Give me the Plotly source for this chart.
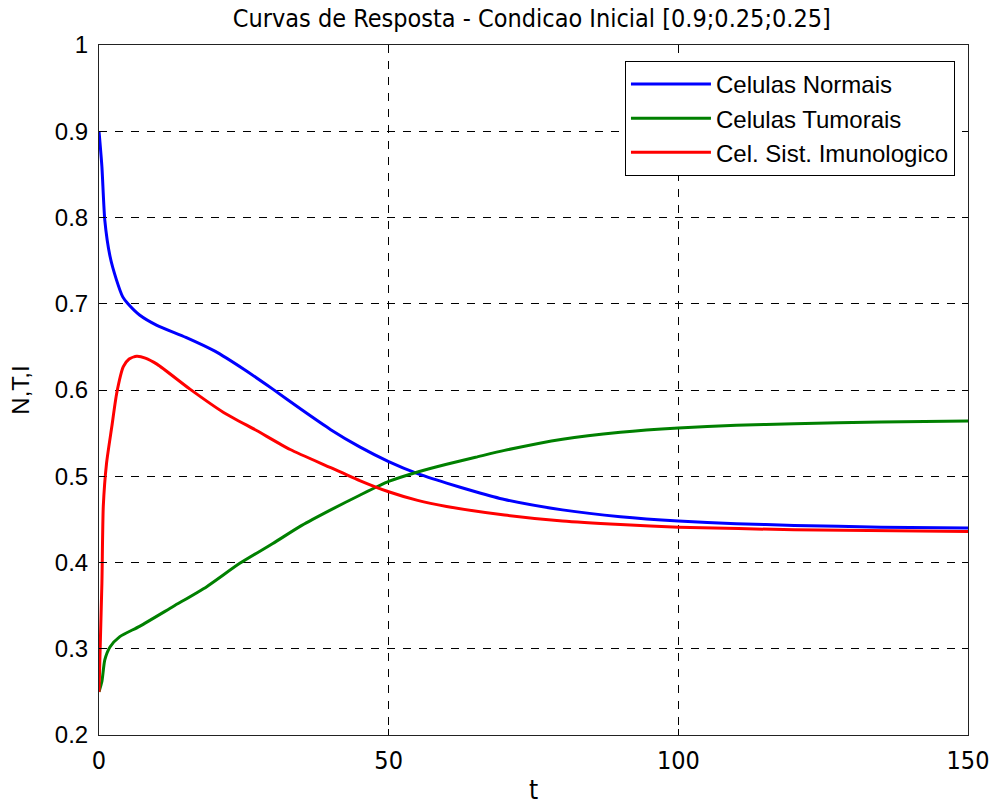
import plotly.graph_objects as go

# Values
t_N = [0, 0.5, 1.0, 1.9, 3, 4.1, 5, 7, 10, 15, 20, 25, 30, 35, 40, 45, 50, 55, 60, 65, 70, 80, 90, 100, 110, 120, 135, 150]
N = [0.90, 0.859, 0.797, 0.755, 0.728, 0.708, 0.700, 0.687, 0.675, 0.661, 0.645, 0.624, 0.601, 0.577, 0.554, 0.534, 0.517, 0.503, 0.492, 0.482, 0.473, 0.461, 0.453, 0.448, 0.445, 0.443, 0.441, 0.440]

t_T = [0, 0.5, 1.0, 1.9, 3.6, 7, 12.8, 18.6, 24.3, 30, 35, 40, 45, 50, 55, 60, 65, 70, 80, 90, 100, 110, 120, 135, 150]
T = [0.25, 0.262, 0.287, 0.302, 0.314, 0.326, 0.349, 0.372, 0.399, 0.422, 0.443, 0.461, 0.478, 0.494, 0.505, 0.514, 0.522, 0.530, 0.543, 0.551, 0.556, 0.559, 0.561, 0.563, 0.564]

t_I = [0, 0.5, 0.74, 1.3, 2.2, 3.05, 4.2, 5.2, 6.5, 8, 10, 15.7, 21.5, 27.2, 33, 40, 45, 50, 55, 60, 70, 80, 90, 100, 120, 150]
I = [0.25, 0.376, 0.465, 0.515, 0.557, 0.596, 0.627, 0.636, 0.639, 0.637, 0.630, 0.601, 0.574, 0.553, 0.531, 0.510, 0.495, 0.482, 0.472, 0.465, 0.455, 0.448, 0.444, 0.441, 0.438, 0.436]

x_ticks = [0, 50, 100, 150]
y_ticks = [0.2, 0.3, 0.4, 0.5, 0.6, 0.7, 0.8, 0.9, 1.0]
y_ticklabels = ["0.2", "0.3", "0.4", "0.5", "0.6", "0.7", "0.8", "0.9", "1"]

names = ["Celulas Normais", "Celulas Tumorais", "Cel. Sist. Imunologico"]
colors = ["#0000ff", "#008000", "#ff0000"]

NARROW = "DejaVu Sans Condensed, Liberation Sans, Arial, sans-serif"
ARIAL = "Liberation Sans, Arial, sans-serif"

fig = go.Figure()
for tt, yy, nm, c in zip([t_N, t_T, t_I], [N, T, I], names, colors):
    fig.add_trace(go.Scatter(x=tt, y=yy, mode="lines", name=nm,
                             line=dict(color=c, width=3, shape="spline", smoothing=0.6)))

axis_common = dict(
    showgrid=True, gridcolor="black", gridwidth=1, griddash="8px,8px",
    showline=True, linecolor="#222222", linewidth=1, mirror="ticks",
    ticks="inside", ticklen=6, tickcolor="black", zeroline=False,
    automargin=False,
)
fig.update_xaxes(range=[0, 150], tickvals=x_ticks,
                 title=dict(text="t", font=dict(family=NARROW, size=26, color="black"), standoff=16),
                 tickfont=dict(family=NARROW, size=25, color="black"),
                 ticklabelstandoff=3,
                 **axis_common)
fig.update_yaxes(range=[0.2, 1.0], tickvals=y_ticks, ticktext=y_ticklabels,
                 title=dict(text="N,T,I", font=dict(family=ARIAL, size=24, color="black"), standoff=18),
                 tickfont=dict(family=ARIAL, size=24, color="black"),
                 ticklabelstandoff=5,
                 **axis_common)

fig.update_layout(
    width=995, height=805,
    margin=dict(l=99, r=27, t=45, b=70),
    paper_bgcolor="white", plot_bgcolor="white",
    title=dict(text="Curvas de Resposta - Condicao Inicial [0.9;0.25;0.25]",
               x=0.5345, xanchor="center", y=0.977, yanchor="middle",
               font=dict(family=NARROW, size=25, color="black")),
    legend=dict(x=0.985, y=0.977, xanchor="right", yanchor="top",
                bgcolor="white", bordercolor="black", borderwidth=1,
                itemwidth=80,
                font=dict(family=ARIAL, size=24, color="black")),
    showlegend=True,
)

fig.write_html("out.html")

# # # # # # #

● **Description of the task**: Starting at the top of the listing above, reproduce each line up to and including the one with "import plotly.graph_objects as go"; omit the pictures.

● **The reply**:
Give me the Plotly source for this chart.
import plotly.graph_objects as go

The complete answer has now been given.